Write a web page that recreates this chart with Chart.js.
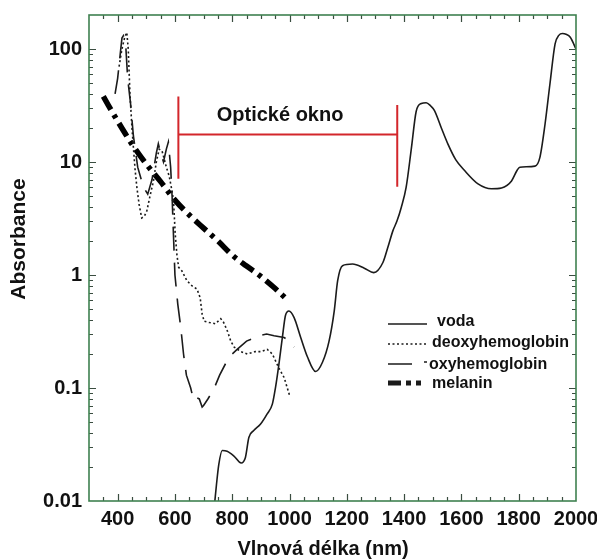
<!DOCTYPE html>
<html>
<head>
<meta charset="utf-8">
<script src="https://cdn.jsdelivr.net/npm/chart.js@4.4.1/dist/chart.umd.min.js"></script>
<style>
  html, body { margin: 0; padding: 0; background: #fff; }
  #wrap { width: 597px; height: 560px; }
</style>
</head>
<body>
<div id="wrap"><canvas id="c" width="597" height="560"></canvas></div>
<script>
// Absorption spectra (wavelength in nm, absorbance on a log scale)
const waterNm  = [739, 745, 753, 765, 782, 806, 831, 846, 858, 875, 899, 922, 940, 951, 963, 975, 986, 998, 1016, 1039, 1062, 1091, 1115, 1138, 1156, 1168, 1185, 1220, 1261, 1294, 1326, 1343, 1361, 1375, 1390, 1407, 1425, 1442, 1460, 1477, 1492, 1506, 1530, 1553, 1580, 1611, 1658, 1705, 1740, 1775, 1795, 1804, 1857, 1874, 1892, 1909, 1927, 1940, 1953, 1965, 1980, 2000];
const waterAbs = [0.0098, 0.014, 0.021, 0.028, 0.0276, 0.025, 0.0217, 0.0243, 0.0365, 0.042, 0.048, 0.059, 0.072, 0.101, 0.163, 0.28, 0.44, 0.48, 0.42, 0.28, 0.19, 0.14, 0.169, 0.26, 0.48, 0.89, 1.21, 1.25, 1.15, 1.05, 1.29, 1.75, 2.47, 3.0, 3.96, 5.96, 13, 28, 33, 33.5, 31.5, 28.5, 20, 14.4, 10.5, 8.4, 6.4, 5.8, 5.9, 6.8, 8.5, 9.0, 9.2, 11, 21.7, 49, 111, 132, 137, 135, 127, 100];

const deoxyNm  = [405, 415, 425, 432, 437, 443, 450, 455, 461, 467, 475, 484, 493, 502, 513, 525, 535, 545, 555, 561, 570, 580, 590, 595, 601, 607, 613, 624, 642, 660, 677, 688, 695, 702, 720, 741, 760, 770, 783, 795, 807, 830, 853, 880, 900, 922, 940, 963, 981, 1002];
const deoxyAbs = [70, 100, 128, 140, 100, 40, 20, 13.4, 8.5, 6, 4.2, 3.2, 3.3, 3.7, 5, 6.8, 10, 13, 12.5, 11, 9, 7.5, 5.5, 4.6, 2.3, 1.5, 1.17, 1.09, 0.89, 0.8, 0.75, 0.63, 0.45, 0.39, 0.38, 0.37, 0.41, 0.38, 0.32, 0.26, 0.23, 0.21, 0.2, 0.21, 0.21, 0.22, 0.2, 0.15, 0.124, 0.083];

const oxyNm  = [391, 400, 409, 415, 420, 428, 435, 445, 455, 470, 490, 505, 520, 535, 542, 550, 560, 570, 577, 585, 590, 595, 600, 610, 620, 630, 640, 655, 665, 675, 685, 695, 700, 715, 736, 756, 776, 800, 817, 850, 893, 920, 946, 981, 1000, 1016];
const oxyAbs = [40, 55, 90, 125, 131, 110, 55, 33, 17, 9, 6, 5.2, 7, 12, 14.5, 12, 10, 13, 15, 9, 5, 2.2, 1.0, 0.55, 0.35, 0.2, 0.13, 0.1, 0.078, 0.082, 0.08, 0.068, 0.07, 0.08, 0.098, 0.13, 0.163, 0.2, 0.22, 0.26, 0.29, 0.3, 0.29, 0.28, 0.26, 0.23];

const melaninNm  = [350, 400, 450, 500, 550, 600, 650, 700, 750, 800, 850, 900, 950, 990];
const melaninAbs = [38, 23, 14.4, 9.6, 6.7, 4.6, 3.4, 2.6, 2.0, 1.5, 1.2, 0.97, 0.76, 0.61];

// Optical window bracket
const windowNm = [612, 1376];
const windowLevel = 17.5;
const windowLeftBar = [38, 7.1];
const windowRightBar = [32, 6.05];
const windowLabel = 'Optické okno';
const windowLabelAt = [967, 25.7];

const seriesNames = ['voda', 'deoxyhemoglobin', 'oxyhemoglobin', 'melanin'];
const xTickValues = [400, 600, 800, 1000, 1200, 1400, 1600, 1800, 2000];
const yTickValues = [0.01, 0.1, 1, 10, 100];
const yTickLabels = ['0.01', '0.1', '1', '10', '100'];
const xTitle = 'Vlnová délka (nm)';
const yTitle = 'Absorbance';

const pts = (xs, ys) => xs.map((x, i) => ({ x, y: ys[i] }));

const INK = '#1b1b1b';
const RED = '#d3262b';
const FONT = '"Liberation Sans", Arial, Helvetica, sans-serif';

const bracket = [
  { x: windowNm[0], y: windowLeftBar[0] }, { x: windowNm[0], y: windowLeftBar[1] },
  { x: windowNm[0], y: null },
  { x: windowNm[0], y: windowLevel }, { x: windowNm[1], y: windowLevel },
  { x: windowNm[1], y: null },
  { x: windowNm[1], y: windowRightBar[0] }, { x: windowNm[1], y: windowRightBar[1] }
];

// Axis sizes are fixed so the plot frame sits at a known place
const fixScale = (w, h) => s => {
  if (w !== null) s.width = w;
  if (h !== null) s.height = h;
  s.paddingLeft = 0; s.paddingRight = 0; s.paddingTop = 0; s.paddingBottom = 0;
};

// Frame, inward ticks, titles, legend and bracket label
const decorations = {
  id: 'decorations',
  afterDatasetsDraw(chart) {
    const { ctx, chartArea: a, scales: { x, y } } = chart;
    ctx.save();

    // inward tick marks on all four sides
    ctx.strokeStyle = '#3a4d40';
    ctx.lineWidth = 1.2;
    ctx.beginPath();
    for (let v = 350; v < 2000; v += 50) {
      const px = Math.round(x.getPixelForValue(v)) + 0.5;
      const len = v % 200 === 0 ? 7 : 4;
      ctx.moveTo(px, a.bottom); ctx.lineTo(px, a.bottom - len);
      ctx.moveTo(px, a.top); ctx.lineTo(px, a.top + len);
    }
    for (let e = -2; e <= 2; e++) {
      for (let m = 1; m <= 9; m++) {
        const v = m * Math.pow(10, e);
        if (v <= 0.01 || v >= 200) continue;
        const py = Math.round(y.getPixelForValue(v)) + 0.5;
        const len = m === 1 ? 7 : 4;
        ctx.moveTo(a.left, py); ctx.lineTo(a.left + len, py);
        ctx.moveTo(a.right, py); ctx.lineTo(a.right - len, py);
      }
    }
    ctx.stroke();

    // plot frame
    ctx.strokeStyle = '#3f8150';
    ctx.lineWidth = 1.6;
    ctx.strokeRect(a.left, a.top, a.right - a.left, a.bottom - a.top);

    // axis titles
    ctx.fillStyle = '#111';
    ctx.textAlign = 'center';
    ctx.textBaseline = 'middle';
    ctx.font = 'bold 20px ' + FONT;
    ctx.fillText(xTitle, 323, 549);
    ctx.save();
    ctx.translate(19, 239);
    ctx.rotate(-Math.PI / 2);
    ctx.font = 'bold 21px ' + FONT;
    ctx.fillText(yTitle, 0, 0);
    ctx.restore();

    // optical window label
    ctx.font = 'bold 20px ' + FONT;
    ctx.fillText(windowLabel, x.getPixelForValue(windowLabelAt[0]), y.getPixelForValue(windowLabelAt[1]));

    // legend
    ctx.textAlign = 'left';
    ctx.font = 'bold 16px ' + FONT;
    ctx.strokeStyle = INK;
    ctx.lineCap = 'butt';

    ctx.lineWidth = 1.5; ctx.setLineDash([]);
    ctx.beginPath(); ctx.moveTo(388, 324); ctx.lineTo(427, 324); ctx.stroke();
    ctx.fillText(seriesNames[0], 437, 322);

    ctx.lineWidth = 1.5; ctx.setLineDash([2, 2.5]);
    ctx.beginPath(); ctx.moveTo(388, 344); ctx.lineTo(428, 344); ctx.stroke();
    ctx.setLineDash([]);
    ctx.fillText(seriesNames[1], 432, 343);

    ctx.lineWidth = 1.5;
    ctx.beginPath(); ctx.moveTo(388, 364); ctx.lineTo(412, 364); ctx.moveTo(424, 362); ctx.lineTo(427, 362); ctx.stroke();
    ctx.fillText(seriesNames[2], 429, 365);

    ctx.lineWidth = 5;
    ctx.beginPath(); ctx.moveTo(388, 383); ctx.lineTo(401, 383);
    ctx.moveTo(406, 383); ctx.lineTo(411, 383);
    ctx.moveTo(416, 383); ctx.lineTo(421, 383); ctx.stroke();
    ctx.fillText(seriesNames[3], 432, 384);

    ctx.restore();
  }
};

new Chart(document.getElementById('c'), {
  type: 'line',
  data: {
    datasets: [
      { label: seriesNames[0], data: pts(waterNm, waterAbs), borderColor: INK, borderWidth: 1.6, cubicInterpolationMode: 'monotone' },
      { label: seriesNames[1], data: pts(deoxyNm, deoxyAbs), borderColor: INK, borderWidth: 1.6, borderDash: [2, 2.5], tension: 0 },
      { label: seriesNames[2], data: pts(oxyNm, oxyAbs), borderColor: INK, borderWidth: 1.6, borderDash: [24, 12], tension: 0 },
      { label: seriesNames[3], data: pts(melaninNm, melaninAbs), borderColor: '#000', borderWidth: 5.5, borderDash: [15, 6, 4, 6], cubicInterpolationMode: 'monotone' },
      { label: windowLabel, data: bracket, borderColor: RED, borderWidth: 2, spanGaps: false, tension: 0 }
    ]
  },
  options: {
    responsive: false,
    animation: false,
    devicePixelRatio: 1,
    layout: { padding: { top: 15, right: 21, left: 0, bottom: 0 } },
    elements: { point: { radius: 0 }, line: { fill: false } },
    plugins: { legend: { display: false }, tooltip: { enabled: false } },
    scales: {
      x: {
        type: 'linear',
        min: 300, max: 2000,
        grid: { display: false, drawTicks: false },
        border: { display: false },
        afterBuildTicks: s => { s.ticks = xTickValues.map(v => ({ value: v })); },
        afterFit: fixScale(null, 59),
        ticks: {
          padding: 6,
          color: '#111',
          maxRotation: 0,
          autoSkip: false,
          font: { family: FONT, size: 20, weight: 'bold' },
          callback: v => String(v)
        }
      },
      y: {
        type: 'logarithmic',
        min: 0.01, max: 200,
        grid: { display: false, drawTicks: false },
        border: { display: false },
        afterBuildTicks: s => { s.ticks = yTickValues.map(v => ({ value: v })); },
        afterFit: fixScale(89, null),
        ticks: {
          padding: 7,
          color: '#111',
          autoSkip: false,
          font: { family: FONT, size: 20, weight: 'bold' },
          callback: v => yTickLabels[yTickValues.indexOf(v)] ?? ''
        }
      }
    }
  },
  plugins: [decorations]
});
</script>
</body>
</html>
--
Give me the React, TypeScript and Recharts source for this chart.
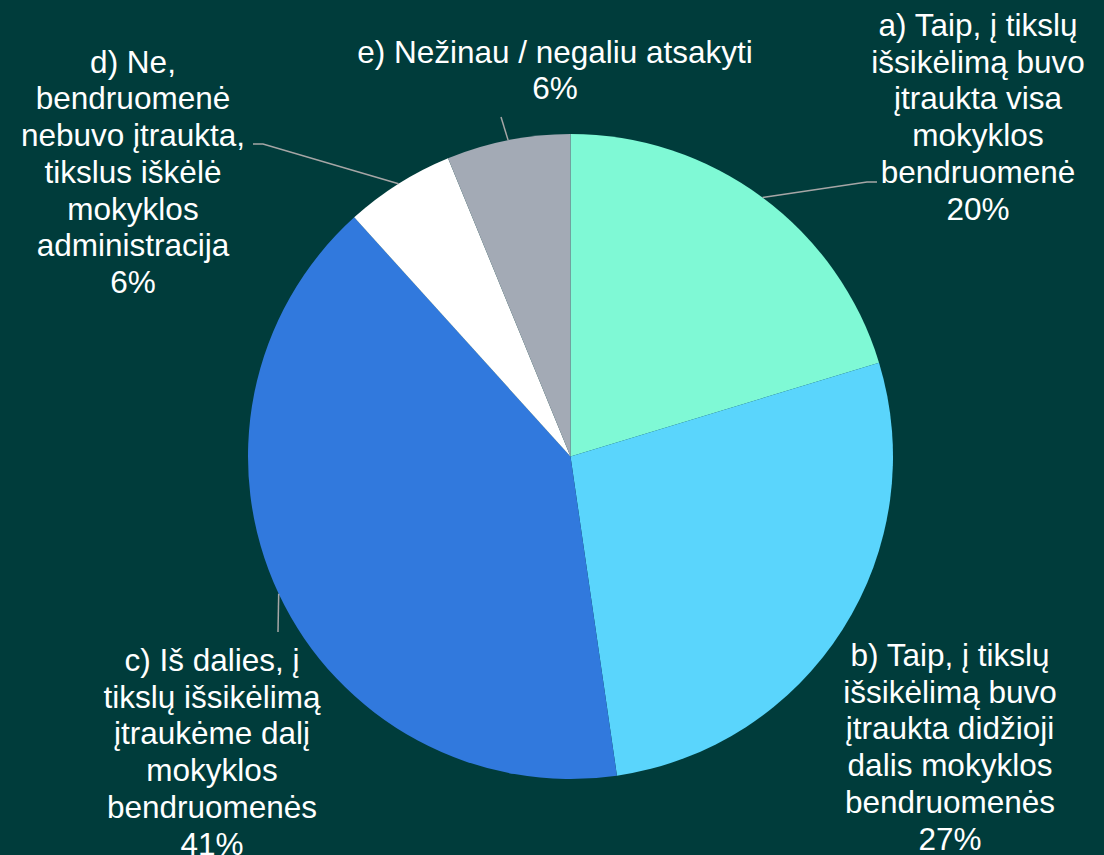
* * *
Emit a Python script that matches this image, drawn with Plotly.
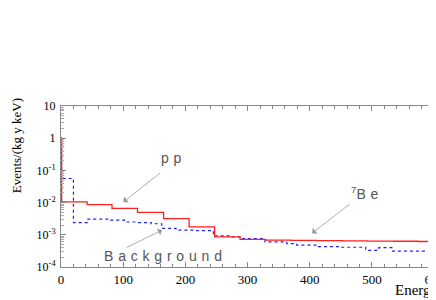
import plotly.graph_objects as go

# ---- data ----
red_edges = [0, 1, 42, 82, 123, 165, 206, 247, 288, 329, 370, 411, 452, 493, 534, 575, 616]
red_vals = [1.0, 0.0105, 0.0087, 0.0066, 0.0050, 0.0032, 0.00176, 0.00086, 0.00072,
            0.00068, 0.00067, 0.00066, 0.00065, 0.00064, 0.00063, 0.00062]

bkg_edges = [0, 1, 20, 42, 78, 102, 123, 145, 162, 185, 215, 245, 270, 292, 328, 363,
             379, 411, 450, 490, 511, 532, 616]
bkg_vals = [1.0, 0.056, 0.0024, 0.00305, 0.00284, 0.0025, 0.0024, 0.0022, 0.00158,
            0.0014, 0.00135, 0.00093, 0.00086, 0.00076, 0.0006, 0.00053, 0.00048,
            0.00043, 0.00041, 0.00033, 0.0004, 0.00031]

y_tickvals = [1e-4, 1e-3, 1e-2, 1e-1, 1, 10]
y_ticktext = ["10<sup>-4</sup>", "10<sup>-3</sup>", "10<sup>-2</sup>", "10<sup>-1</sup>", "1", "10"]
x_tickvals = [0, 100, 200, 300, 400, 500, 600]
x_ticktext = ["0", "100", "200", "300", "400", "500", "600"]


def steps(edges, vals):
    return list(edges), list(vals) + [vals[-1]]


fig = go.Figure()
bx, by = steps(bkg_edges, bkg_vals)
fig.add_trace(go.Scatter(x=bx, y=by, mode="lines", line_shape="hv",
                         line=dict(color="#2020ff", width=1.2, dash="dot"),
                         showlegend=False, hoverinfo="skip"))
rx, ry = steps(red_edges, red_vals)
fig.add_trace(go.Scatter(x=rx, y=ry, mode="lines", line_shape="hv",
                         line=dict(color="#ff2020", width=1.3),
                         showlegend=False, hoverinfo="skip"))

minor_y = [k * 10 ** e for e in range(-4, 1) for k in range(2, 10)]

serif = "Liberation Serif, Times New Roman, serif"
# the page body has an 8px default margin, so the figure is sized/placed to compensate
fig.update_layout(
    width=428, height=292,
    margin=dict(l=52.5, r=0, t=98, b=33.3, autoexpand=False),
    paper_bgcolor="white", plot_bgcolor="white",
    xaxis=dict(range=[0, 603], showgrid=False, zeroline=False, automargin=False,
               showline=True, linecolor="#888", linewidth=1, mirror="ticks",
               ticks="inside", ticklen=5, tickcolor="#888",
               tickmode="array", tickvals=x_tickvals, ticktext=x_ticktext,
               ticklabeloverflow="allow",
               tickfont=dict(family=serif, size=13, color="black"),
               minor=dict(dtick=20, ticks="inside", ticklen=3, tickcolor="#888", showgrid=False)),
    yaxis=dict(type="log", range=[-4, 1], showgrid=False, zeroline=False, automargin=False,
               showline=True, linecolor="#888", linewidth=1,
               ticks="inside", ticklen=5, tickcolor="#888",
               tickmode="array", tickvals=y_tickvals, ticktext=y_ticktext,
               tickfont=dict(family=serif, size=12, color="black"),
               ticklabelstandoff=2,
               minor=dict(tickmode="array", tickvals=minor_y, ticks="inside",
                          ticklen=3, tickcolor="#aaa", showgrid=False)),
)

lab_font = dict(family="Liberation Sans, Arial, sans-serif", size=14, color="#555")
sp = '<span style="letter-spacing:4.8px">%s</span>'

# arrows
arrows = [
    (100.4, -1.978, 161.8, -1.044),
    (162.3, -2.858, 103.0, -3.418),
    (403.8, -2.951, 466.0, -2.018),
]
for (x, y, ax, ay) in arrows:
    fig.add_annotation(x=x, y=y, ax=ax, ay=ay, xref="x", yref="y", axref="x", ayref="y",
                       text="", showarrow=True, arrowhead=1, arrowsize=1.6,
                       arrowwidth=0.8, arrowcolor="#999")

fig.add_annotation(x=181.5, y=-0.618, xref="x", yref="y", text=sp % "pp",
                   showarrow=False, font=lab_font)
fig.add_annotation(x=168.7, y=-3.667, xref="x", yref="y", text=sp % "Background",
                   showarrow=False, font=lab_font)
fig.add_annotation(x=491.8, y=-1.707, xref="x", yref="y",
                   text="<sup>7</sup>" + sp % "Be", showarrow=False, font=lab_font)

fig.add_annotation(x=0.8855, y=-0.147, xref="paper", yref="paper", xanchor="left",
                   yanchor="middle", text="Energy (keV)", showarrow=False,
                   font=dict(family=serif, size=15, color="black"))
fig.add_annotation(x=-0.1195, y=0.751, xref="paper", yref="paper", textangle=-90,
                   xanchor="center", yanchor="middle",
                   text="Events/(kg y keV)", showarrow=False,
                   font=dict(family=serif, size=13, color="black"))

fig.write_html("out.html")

What you need to do |
Begin at the line containing "Write a web", end at the line containing "135, 127, 100];", and copy those lines word for word, both included. Skip pictures.

The reply |
Write a web page that recreates this chart with Chart.js.
<!DOCTYPE html>
<html>
<head>
<meta charset="utf-8">
<script src="https://cdn.jsdelivr.net/npm/chart.js@4.4.1/dist/chart.umd.min.js"></script>
<style>
  html, body { margin: 0; padding: 0; background: #fff; }
  #wrap { width: 597px; height: 560px; }
</style>
</head>
<body>
<div id="wrap"><canvas id="c" width="597" height="560"></canvas></div>
<script>
// Absorption spectra (wavelength in nm, absorbance on a log scale)
const waterNm  = [739, 745, 753, 765, 782, 806, 831, 846, 858, 875, 899, 922, 940, 951, 963, 975, 986, 998, 1016, 1039, 1062, 1091, 1115, 1138, 1156, 1168, 1185, 1220, 1261, 1294, 1326, 1343, 1361, 1375, 1390, 1407, 1425, 1442, 1460, 1477, 1492, 1506, 1530, 1553, 1580, 1611, 1658, 1705, 1740, 1775, 1795, 1804, 1857, 1874, 1892, 1909, 1927, 1940, 1953, 1965, 1980, 2000];
const waterAbs = [0.0098, 0.014, 0.021, 0.028, 0.0276, 0.025, 0.0217, 0.0243, 0.0365, 0.042, 0.048, 0.059, 0.072, 0.101, 0.163, 0.28, 0.44, 0.48, 0.42, 0.28, 0.19, 0.14, 0.169, 0.26, 0.48, 0.89, 1.21, 1.25, 1.15, 1.05, 1.29, 1.75, 2.47, 3.0, 3.96, 5.96, 13, 28, 33, 33.5, 31.5, 28.5, 20, 14.4, 10.5, 8.4, 6.4, 5.8, 5.9, 6.8, 8.5, 9.0, 9.2, 11, 21.7, 49, 111, 132, 137, 135, 127, 100];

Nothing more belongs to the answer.